We wear multiple hats, do whatever we need to do, and roll up our sleeves at every turn. It’s a charged environment, we’re racing to a goal, and everybody’s rallying behind it. It’s a great place to be. Being the sole enablement person is never easy, but I love it.

What was your first job and how did it bring you to where you are today?

I started out teaching elementary school, earning $20,000 a year on a 10-month annual contract. The income wasn’t sustainable so I went to the Canadian government and got $13,000 for re-training.

I had to go through an exhaustive process of figuring out which careers were hot. We settled on an MCSE program, so I became a Microsoft Certified Systems Engineer. And a year in, I got a call from a former trainer and she offered me a job in a software company. Thus was born my career in instructional design. I did that for a number of years, over a number of different companies. Then I took the job at Symantec. From there, somebody pulled me out of course development and said, “You’d be a great performance consultant and we’re going to place you with the channel team.” So I became the liaison into enablement for them, figuring out what they needed and ultimately designing the right programs for them. At the time our title was Global Enablement – this was 18 years ago, long before enablement was a thing and when nobody knew what it meant.

From the performance consulting, I ended up getting rearranged one more time and I inherited all of the skills-based training for sales. That was my foray into real enablement, and from there I kept looking for other enablement roles. Sometimes I was a one-woman band. Sometimes I was part of a team. I’m definitely a team player at the best of times.

What are you most proud of accomplishing in your career?

For me, it’s the story of picking myself up by the bootstraps and being the phoenix rising. No matter how many times life knocked me down, I would pick myself up, find another way, and now I feel successful and accomplished and that’s what I’m most proud of.

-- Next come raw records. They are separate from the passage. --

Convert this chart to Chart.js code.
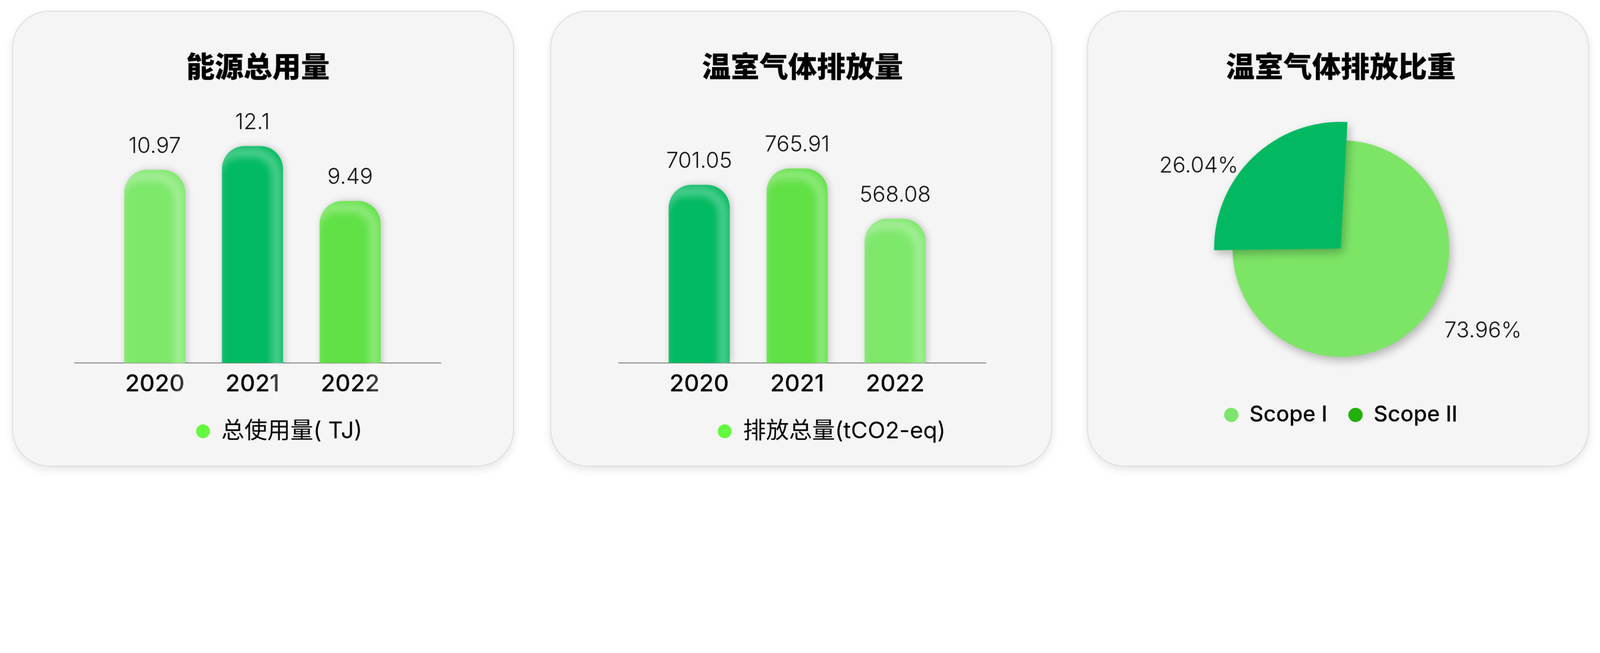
<!DOCTYPE html>
<html lang="zh-CN">
<head>
<meta charset="utf-8">
<title>能源总用量 / 温室气体排放</title>
<script src="https://cdn.jsdelivr.net/npm/chart.js@4.4.1/dist/chart.umd.min.js"></script>
<style>
  html, body { margin: 0; padding: 0; background: #fff; overflow: hidden; }
  #stage {
    position: absolute; left: 0; top: 0; width: 5572px; height: 1671px;
    transform-origin: 0 0;
  }
  .card {
    position: absolute; top: 37px; width: 1748px; height: 1587px;
    box-sizing: border-box; background: #f5f5f5;
    border: 3px solid #dcdcdc; border-radius: 130px;
    box-shadow: 0 12px 30px rgba(0, 0, 0, 0.10);
  }
</style>
</head>
<body>
<div id="stage">
  <div class="card" style="left:42px"><canvas id="energyChart"></canvas></div>
  <div class="card" style="left:1916px"><canvas id="ghgChart"></canvas></div>
  <div class="card" style="left:3786px"><canvas id="scopeChart"></canvas></div>
</div>

<script>
// data
const years = ['2020', '2021', '2022'];
const energyUse = [10.97, 12.1, 9.49];          // 总使用量 (TJ)
const ghgEmission = [701.05, 765.91, 568.08];   // 排放总量 (tCO2-eq)
const scopeLabels = ['Scope I', 'Scope II'];
const scopeShares = [73.96, 26.04];             // %

const LIGHT = '#7ee86b', DARK = '#02ba61', MID = '#61e145';
const DOT = '#63f93e';
const PIE_COLORS = ['#7ce566', '#02b961'];
const PIE_LEGEND = ['#7de56a', '#22b00a'];

// the layout is drawn in reference pixels (5572 wide), then fitted to the window width
const scale = Math.min(1, window.innerWidth / 5572);
document.getElementById('stage').style.transform = 'scale(' + scale + ')';
const DPR = (window.devicePixelRatio || 1) * scale;

const SANS = 'Inter, "Noto Sans CJK SC", sans-serif';
Chart.defaults.font.family = SANS;
Chart.defaults.color = '#000';

// soft shadow under the bars + light inner edge on top/right
const barGloss = {
  id: 'barGloss',
  beforeDatasetsDraw(chart) {
    const c = chart.ctx;
    c.save();
    c.shadowColor = 'rgba(0,0,0,0.20)';
    c.shadowBlur = 18;
    c.shadowOffsetX = 4;
  },
  afterDatasetsDraw(chart) {
    const c = chart.ctx;
    c.restore();
    if (!c.roundRect) return;
    chart.getDatasetMeta(0).data.forEach(bar => {
      const {x, y, base, width} = bar.getProps(['x', 'y', 'base', 'width'], true);
      const left = x - width / 2, r = Math.min(80, width / 2);
      c.save();
      c.beginPath();
      c.roundRect(left, y, width, base - y, [r, r, 0, 0]);
      c.clip();
      c.filter = 'blur(10px)';
      c.strokeStyle = 'rgba(255,255,255,0.30)';
      c.lineWidth = 34;
      c.beginPath();
      c.roundRect(left - 22, y + 22, width, base - y + 60, [r, r, 0, 0]);
      c.stroke();
      c.restore();
    });
  }
};

// value above every bar
const valueLabels = {
  id: 'valueLabels',
  afterDatasetsDraw(chart) {
    const c = chart.ctx;
    const ds = chart.data.datasets[0];
    c.save();
    c.font = '300 76px ' + SANS;
    c.fillStyle = '#111';
    c.textAlign = 'center';
    c.textBaseline = 'middle';
    chart.getDatasetMeta(0).data.forEach((el, i) => {
      c.fillText(String(ds.data[i].y), el.x, el.y - 82);
    });
    c.restore();
  }
};

function barChart(id, opts) {
  return new Chart(document.getElementById(id), {
    type: 'bar',
    data: {
      datasets: [{
        label: opts.legend,
        data: opts.values.map((v, i) => ({x: i, y: v})),
        backgroundColor: opts.colors,
        barThickness: 212,
        borderRadius: {topLeft: 80, topRight: 80, bottomLeft: 0, bottomRight: 0},
        borderSkipped: 'bottom'
      }]
    },
    options: {
      responsive: true,
      maintainAspectRatio: false,
      animation: false,
      devicePixelRatio: DPR,
      layout: {padding: {top: 0, bottom: 70, left: opts.padL, right: opts.padR}},
      plugins: {
        title: {
          display: true,
          text: opts.title,
          fullSize: false,
          color: '#000',
          font: {family: '"Noto Sans CJK SC", sans-serif', size: 100, weight: 900},
          padding: {top: 130, bottom: 50}
        },
        legend: {
          position: 'bottom',
          labels: {
            usePointStyle: true,
            pointStyleWidth: 48,
            boxHeight: 34,
            padding: 75,
            color: '#000',
            font: {size: 80, weight: 400},
            generateLabels: () => [{
              text: opts.legend, fillStyle: DOT, strokeStyle: DOT,
              lineWidth: 0, pointStyle: 'circle', hidden: false, datasetIndex: 0
            }]
          }
        },
        tooltip: {enabled: false}
      },
      scales: {
        x: {
          type: 'linear',
          offset: false,
          min: -0.82,
          max: 2.93,
          afterBuildTicks: s => { s.ticks = years.map((_, i) => ({value: i})); },
          afterFit: s => { s.height = 123; },
          grid: {display: false, drawTicks: false, offset: false},
          border: {display: true, color: '#7a7a7a', width: 3},
          ticks: {
            padding: 25,
            color: '#000',
            font: {size: 82, weight: 500},
            callback: v => years[v]
          }
        },
        y: {
          position: 'right',
          min: opts.min,
          max: opts.max,
          grid: {display: false},
          border: {display: false},
          ticks: {display: false},
          afterFit: s => { s.width = opts.yW; }
        }
      }
    },
    plugins: [barGloss, valueLabels]
  });
}

barChart('energyChart', {
  title: '能源总用量',
  legend: '总使用量( TJ)',
  values: energyUse,
  colors: [LIGHT, DARK, MID],
  min: 1.8, max: 14.4,
  padL: 215, padR: 103, yW: 149
});

barChart('ghgChart', {
  title: '温室气体排放量',
  legend: '排放总量(tCO2-eq)',
  values: ghgEmission,
  colors: [DARK, MID, LIGHT],
  min: 0, max: 1045,
  padL: 236, padR: 24, yW: 203
});

// pie: bigger Scope II slice, drop shadow, percent labels outside
const pieDecor = {
  id: 'pieDecor',
  afterDatasetsUpdate(chart) {
    const arcs = chart.getDatasetMeta(0).data;
    arcs[1].outerRadius = arcs[0].outerRadius * 1.17;
  },
  beforeDatasetsDraw(chart) {
    const c = chart.ctx;
    c.save();
    c.shadowColor = 'rgba(0,0,0,0.26)';
    c.shadowBlur = 22;
    c.shadowOffsetX = 6;
    c.shadowOffsetY = 10;
  },
  afterDatasetsDraw(chart) {
    const c = chart.ctx;
    c.restore();
    const ds = chart.data.datasets[0];
    c.save();
    c.font = '300 76px ' + SANS;
    c.fillStyle = '#111';
    c.textAlign = 'center';
    c.textBaseline = 'middle';
    const shift = -16 * Math.PI / 180;
    chart.getDatasetMeta(0).data.forEach((arc, i) => {
      const mid = (arc.startAngle + arc.endAngle) / 2 + shift;
      c.fillText(ds.data[i].toFixed(2) + '%', arc.x + Math.cos(mid) * 572, arc.y + Math.sin(mid) * 572);
    });
    c.restore();
  }
};

new Chart(document.getElementById('scopeChart'), {
  type: 'pie',
  data: {
    labels: scopeLabels,
    datasets: [{
      data: scopeShares,
      backgroundColor: PIE_COLORS,
      borderWidth: 0
    }]
  },
  options: {
    responsive: true,
    maintainAspectRatio: false,
    animation: false,
    devicePixelRatio: DPR,
    rotation: 3,
    radius: 377,
    layout: {padding: {top: 0, bottom: 129, left: 60, right: 42}},
    plugins: {
      title: {
        display: true,
        text: '温室气体排放比重',
        color: '#000',
        font: {family: '"Noto Sans CJK SC", sans-serif', size: 100, weight: 900},
        padding: {top: 130, bottom: 107}
      },
      legend: {
        position: 'bottom',
        labels: {
          usePointStyle: true,
          pointStyleWidth: 50,
          boxHeight: 35,
          padding: 73,
          color: '#000',
          font: {size: 76, weight: 500},
          generateLabels: chart => chart.data.labels.map((text, i) => ({
            text, fillStyle: PIE_LEGEND[i], strokeStyle: PIE_LEGEND[i],
            lineWidth: 0, pointStyle: 'circle', hidden: false, index: i
          }))
        }
      },
      tooltip: {enabled: false}
    }
  },
  plugins: [pieDecor]
});
</script>
</body>
</html>
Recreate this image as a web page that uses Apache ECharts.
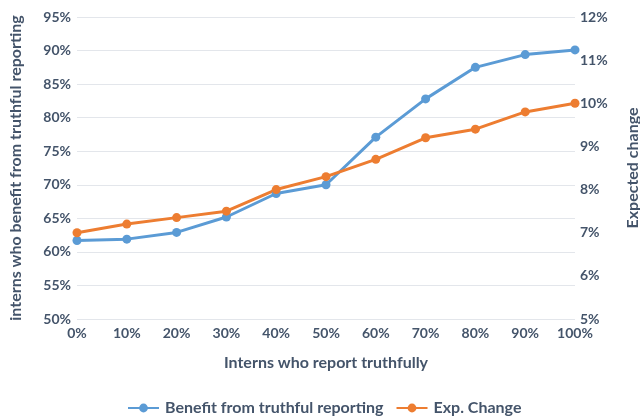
<!DOCTYPE html>
<html><head><meta charset="utf-8">
<script src="https://cdn.jsdelivr.net/npm/echarts@6/dist/echarts.min.js"></script>
<style>html,body{margin:0;padding:0;background:#fff}#c{width:640px;height:419px}</style>
</head><body><div id="c"></div>
<script>
const categories = ['0%','10%','20%','30%','40%','50%','60%','70%','80%','90%','100%'];
const benefit = [61.7, 61.9, 62.9, 65.2, 68.7, 70.0, 77.1, 82.8, 87.5, 89.4, 90.1];
const expChange = [7.0, 7.2, 7.35, 7.5, 8.0, 8.3, 8.7, 9.2, 9.4, 9.8, 10.0];
const seriesNames = ['Benefit from truthful reporting', 'Exp. Change'];
const txt = '#44546A';
const font = 'Lato';
const chart = echarts.init(document.getElementById('c'));
chart.setOption({
  animation: false,
  textStyle: {fontFamily: font},
  grid: {left: 77, right: 65, top: 17, bottom: 100, containLabel: false, outerBoundsMode: 'none'},
  legend: {
    bottom: -2, left: 122, itemWidth: 31, itemHeight: 11, itemGap: 12,
    textStyle: {color: txt, fontSize: 16, fontWeight: 'bold', fontFamily: font, padding: [0, 0, 0, 1]},
    data: seriesNames
  },
  xAxis: {
    type: 'category', data: categories, boundaryGap: false,
    name: 'Interns who report truthfully', nameLocation: 'middle', nameGap: 36,
    nameTextStyle: {color: txt, fontSize: 16, fontWeight: 'bold', fontFamily: font},
    axisLine: {show: false}, axisTick: {show: false},
    axisLabel: {color: txt, fontSize: 14, fontWeight: 'bold', margin: 7, fontFamily: font}
  },
  yAxis: [{
    type: 'value', min: 50, max: 95, interval: 5,
    name: 'interns who benefit from truthful reporting', nameLocation: 'middle', nameGap: 53,
    nameTextStyle: {color: txt, fontSize: 16, fontWeight: 'bold', fontFamily: font},
    axisLine: {show: false}, axisTick: {show: false},
    axisLabel: {color: txt, fontSize: 14, fontWeight: 'bold', formatter: '{value}%', margin: 6, fontFamily: font},
    splitLine: {lineStyle: {color: '#E3E6EB', width: 1}}
  }, {
    type: 'value', min: 5, max: 12, interval: 1,
    name: 'Expected change', nameLocation: 'middle', nameGap: 50, nameRotate: 90,
    nameTextStyle: {color: txt, fontSize: 16, fontWeight: 'bold', fontFamily: font},
    axisLine: {show: false}, axisTick: {show: false},
    axisLabel: {color: txt, fontSize: 14, fontWeight: 'bold', formatter: '{value}%', margin: 5, fontFamily: font},
    splitLine: {show: false}
  }],
  series: [{
    name: seriesNames[0], type: 'line', data: benefit, yAxisIndex: 0,
    symbol: 'circle', symbolSize: 9,
    lineStyle: {color: '#5B9BD5', width: 3}, itemStyle: {color: '#5B9BD5'}
  }, {
    name: seriesNames[1], type: 'line', data: expChange, yAxisIndex: 1,
    symbol: 'circle', symbolSize: 9,
    lineStyle: {color: '#ED7D31', width: 3}, itemStyle: {color: '#ED7D31'}
  }]
});
</script></body></html>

What is a best practice you’d like to share with other enablement practitioners?

My best practice that I still hang my hat on is when you get to a new company, create a sales advisory council, and make it by nomination so it becomes an honorary thing to participate in. I go to the managers’ sales leaders and I ask them to give me their best and their brightest, one person from each team. I want people who are accomplished sellers because I don’t want to worry about putting an additional burden on them that they can’t stand up to. So this would be the group that if I was beta testing Highspot, they’d be the ones to be the beta testers. They’d be the ones on the buying committee, which is how I did it when I was at Intelex and we invited the finalists: Highspot and Seismic. I had my sales team be part of the committee to decide our vendor of choice, because they’re the end-users, right?

What advice do you have for your peers who are trying to make enablement a priority within their organization?

Get a seat at the table. The earlier the better, and it’s not easy in today’s world, depending on where enablement reports into. I feel very fortunate here that it was the sales leader himself who recognized that enablement could help drive revenue. He brought me in. I sit on his team, I tap him on the shoulder. In other organizations I’ve been under sales operations so then you’re going up to a VP who may or may not know anything about enablement and they are the one who’s communicating up at the top. And you’re waiting for information to come from them down to you about what’s going on in the business. Get a seat at the table if you can.